A particular interest in particles

Airborne particles are one of the biggest gaps in understanding climate change, according to Jeffrey Pierce. But he hopes to narrow the gap and get the word out, through his research and teaching in Dal’s Department of Physics and Atmospheric Sciences.

“One of the things I like about my job is that I’m helping to understand the world, by looking at how the atmosphere is changing—and along with it, how health standards are changing. I’m hoping our research helps address the issue of human impact on the atmosphere,” Dr. Pierce explains. “Understanding particles helps us understand what we have done and may do with climate change.”

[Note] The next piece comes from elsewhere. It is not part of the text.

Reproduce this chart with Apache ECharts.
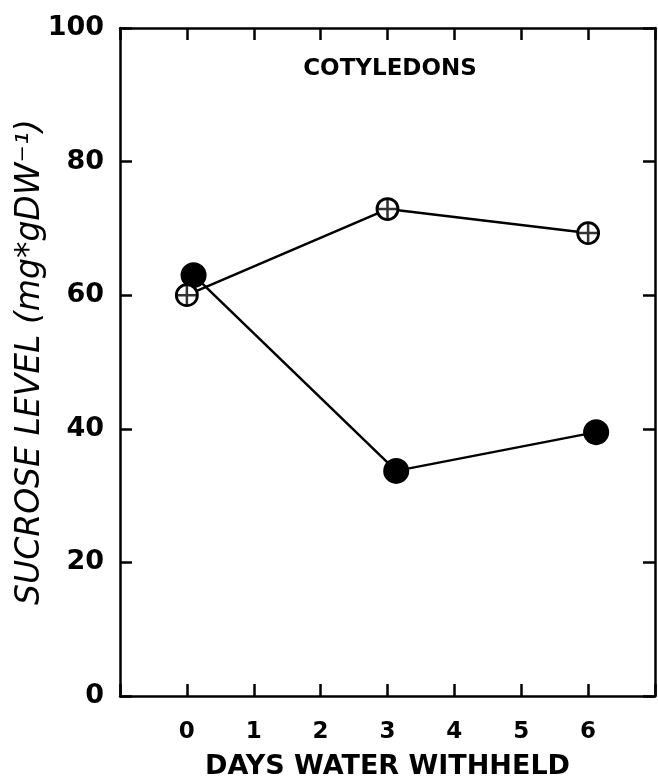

His Introduction to Atmospheric Science course gives students “an overview of the atmosphere. It’s a more general course that almost anyone can take—certainly anyone majoring in science. Next fall, I’ll be teaching Atmospheric Physics. It’s more quantitative,” he explains. “More equations and a lot more ‘hard science’ will be involved.”

Dr. Pierce also teaches a Computations course: “We create code for different problems. Some students are intimidated by coding if they haven’t done it before. But it’s not inherently hard,” he says, “It’s just a matter of having someone show you how and then doing it yourself.”

“I’m really thrilled to be at Dalhousie—and I love Halifax!” says Dr. Pierce, who grew up in Massachusetts and did his PhD in Chemical Engineering at Carnegie Mellon in Pittsburgh, Pennsylvania.

“And the Department of Physics and Atmospheric Sciences is wonderful—it’s the reason I came here. Everyone just seems happy,” he says. “Here, people can be successful in both research and teaching, without the stress!”

Dr. Pierce’s current research is an extension of his post-doctoral work at NASA’s Goddard Space Flight Centre. “We’re modelling the atmosphere and looking at air pollution particles, such as those emitted by trucks and power plants, as well as dust particles.”

“We’re using satellites to test those models, using data created by other researchers who actually collect the particles,” Dr. Pierce explains. “I love working on this with other researchers—I wouldn’t want to be going about it by myself.”